Earls F. J. Adolesc. Health 1991; 12(8): 619-629.

Affiliation

Harvard School of Public Health, Department of Maternal and Child Health, Boston, MA 02115.

Copyright

(Copyright © 1991, Elsevier Publishing)

DOI

unavailable

PMID

1799572

Abstract

Both the single case I encountered in the Boston Globe and several sources of national data give a picture of young Black males as a group at extraordinarily high risk for injury and premature death. It is a consequence of violent behavior most often directed toward them by individuals of the same race and of similar age. I do not believe, however, that focusing on the behavioral characteristics of this subgroup will gain us much in controlling the very high costs in life and well-being they incur. Rather, we need to concentrate our attention on the social contexts in which these young men grow up, on the quality of housing and public schools available to them, on their access to firearms, and on opportunities for legitimate employment available to them.
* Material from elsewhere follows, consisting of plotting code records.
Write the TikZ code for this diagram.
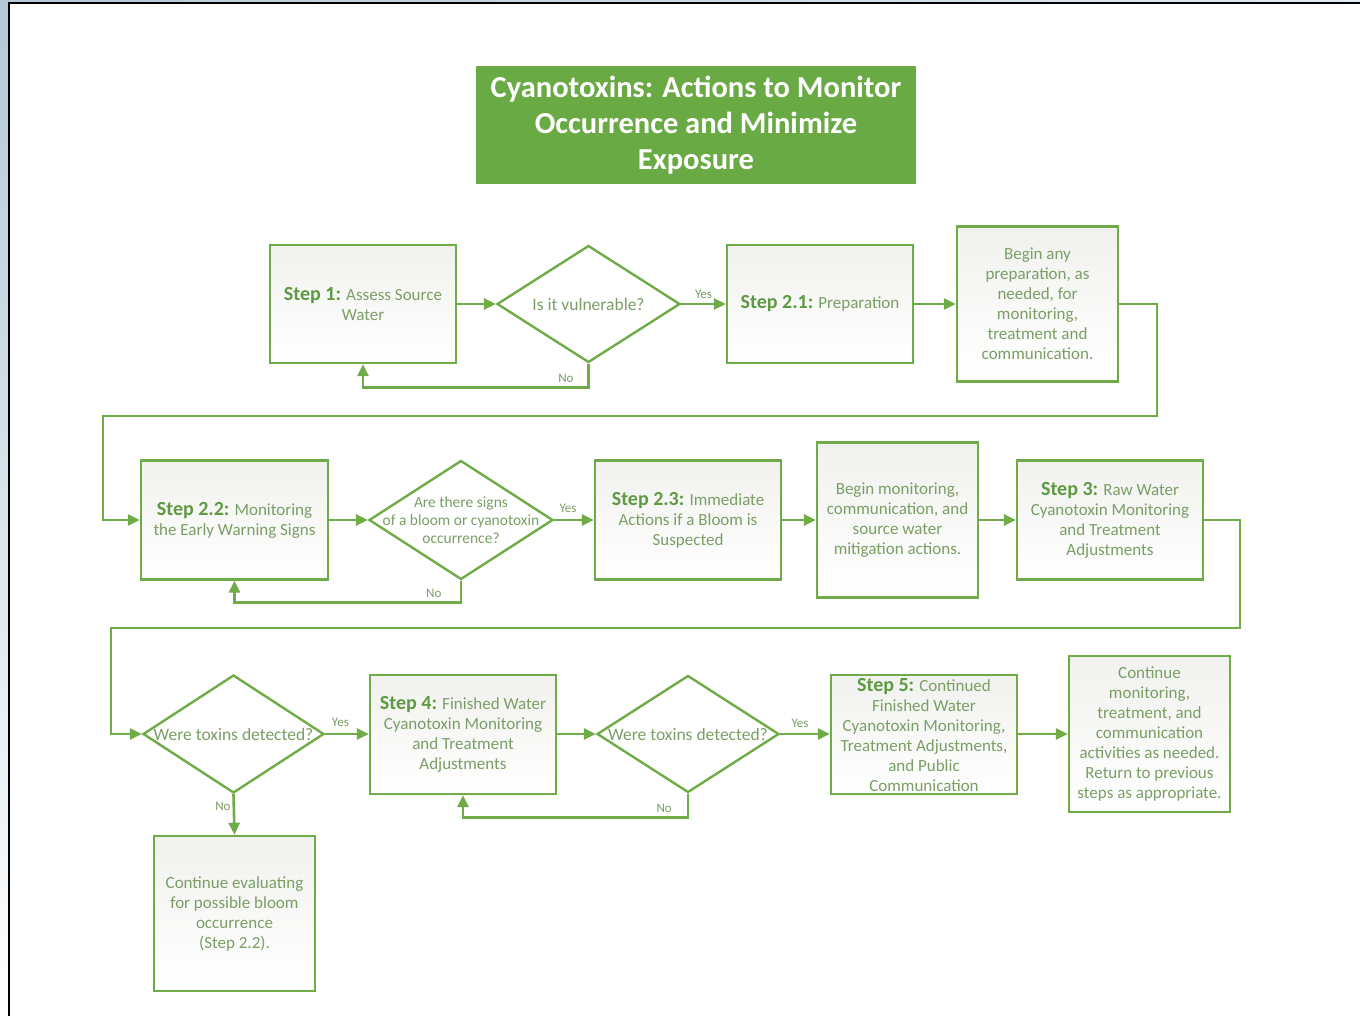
\documentclass[tikz,border=0pt]{standalone}
\usepackage{fontspec}
\setmainfont{Carlito}
\usetikzlibrary{shapes.geometric,arrows.meta,calc}
\definecolor{gline}{HTML}{6FAC47}
\definecolor{gtitle}{HTML}{6AAA45}
\definecolor{gtext}{HTML}{7A9E65}
\definecolor{gbold}{HTML}{5E9A42}
\definecolor{bgblue}{HTML}{B4C8D6}
\definecolor{boxtop}{HTML}{F1F2EF}
\newcommand{\stp}[1]{{\fontsize{20}{20}\selectfont\bfseries\color{gbold}#1}}
\begin{document}
\begin{tikzpicture}[x=1pt,y=-1pt,
  box/.style={draw=gline, line width=2.4pt, top color=boxtop, bottom color=white,
    align=center, text=gtext, font=\fontsize{17}{20}\selectfont, inner sep=0pt},
  stepbox/.style={box, minimum width=186pt, minimum height=118pt},
  notebox/.style={box, minimum width=161pt, minimum height=155pt},
  dia/.style={diamond, draw=gline, line width=2.4pt, fill=white, inner sep=0pt,
    minimum width=183pt, minimum height=117pt},
  dtext/.style={align=center, text=gtext, font=\fontsize{17.5}{18}\selectfont, inner sep=0pt},
  arr/.style={draw=gline, line width=2.6pt, -{Triangle[length=12pt,width=11pt]}},
  lab/.style={text=gtext, font=\fontsize{13}{14}\selectfont, inner sep=4pt}
]
\useasboundingbox (0,0) rectangle (1360,1016);
% page background and frame
\shade[top color=bgblue, bottom color=white] (0,0) rectangle (9,1016);
\shade[left color=bgblue, right color=bgblue!40] (0,0) rectangle (1360,4);
\fill[white] (9,4) rectangle (1360,1016);
\draw[black, line width=2pt] (8.5,1016) -- (8.5,3.5) -- (1360,3.5);

% title
\node[fill=gtitle, minimum width=440pt, minimum height=118pt, inner sep=0pt,
  text=white, align=center, font=\fontsize{30.5}{36}\selectfont\bfseries]
  (title) at (696,125) {Cyanotoxins: Actions to Monitor\\Occurrence and Minimize\\Exposure};

% row 1
\node[stepbox] (s1) at (363,304) {\stp{Step 1:} Assess Source\\Water};
\node[dia, label={[dtext]center:Is it vulnerable?}] (d1) at (588.5,304) {};
\node[stepbox] (s21) at (820,304) {\stp{Step 2.1:} Preparation};
\node[notebox] (b1) at (1037.5,304) {Begin any\\preparation, as\\needed, for\\monitoring,\\treatment and\\communication.};

% row 2
\node[stepbox, minimum width=187pt, minimum height=119pt] (s22) at (234.5,520) {\stp{Step 2.2:} Monitoring\\the Early Warning Signs};
\node[dia, minimum width=184pt, minimum height=119pt,
  label={[dtext, font=\fontsize{15.5}{18}\selectfont]center:Are there signs\\of a bloom or cyanotoxin\\occurrence?}] (d2) at (461,520) {};
\node[stepbox, minimum height=119pt] (s23) at (688,520) {\stp{Step 2.3:} Immediate\\Actions if a Bloom is\\Suspected};
\node[notebox] (b2) at (897.5,520) {Begin monitoring,\\communication, and\\source water\\mitigation actions.};
\node[stepbox, minimum height=119pt] (s3) at (1110,520) {\stp{Step 3:} Raw Water\\Cyanotoxin Monitoring\\and Treatment\\Adjustments};

% row 3
\node[dia, minimum width=181pt, minimum height=118pt,
  label={[dtext]center:Were toxins detected?}] (d3) at (233.5,734) {};
\node[stepbox, minimum height=119pt] (s4) at (463,734.5) {\stp{Step 4:} Finished Water\\Cyanotoxin Monitoring\\and Treatment\\Adjustments};
\node[dia, minimum width=182pt, minimum height=117pt,
  label={[dtext]center:Were toxins detected?}] (d4) at (688,734) {};
\node[stepbox, minimum height=119pt] (s5) at (924,734.5) {\stp{Step 5:} Continued\\Finished Water\\Cyanotoxin Monitoring,\\Treatment Adjustments,\\and Public\\Communication};
\node[notebox, minimum height=156pt] (b3) at (1149.5,734) {Continue\\monitoring,\\treatment, and\\communication\\activities as needed.\\Return to previous\\steps as appropriate.};
\node[notebox] (b4) at (234.5,913.5) {Continue evaluating\\for possible bloom\\occurrence\\(Step 2.2).};

% connectors row 1
\draw[arr] (s1.east) -- (d1.west);
\draw[arr] (d1.east) -- node[lab, above, pos=0.5] {Yes} (s21.west);
\draw[arr] (d1.south) -- ++(0,24) -| node[lab, above, pos=0.05] {No} (s1.south);
\draw[arr] (s21.east) -- (b1.west |- s21.east);
\draw[arr] (b1.east) -- (1157,304) -- (1157,416) -- (103,416) |- (s22.west);

% connectors row 2
\draw[arr] (s22.east) -- (d2.west);
\draw[arr] (d2.east) -- node[lab, above, pos=0.35, inner sep=6pt] {Yes} (s23.west);
\draw[arr] (d2.south) -- ++(0,22) -| node[lab, above, pos=0.06] {No} (s22.south);
\draw[arr] (s23.east) -- (b2.west);
\draw[arr] (b2.east) -- (s3.west);
\draw[arr] (s3.east) -- (1240,520) -- (1240,628) -- (111,628) |- (d3.west);

% connectors row 3
\draw[arr] (d3.east) -- node[lab, above, pos=0.35, inner sep=6pt] {Yes} (s4.west |- d3.east);
\draw[arr] (s4.east |- d4.west) -- (d4.west);
\draw[arr] (d4.east) -- node[lab, above, pos=0.4, inner sep=5pt] {Yes} (s5.west |- d4.east);
\draw[arr] (d4.south) -- ++(0,24) -| node[lab, above, pos=0.053] {No} (s4.south);
\draw[arr] (s5.east |- b3.west) -- (b3.west);
\draw[arr] (d3.south) -- node[lab, left, pos=0.3, inner sep=2pt] {No} (b4.north);
\end{tikzpicture}
\end{document}
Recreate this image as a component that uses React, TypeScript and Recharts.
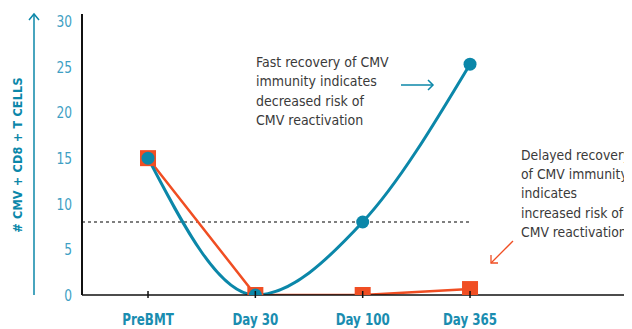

This is an urgent, pressing need for which there exists no formula for success. Many communities across the country are making an effort to find ways of coordinating such needs into a common and sustained strategy. We are clearly at the beginning stage of a campaign. In morally isolating ourselves from this segment of the population, we confer on it the status of being quarantined. Public fear and distrust assume the appearance of a rational response. Gradually these young men and their would-be families become functionally obsolete in society. As a matter of policy, the environments they inhabit are neglected, and, predictably, they deteriorate. It is in this sense that our science policy in regard to violence may be ahead of public policies that regulate (or fail to regulate) the environments in which violence breeds most extensively. The fact that public health, bolstered by the basic developmental and sociological sciences, is poised to take on a leadership role in combating this modern epidemic is welcome news. Recalling the successes of public health campaigns to control infectious diseases, such as tuberculosis, may only be relevant in providing us with a sense of what constitutes a campaign to combat violence. The key actors in this important endeavor appear to be ready for a period of intense cooperation and forging of new knowledge. Now that we have failed in our effort to meet the 1990 objective for a reduction in violent death, the challenge is indeed a weighty one.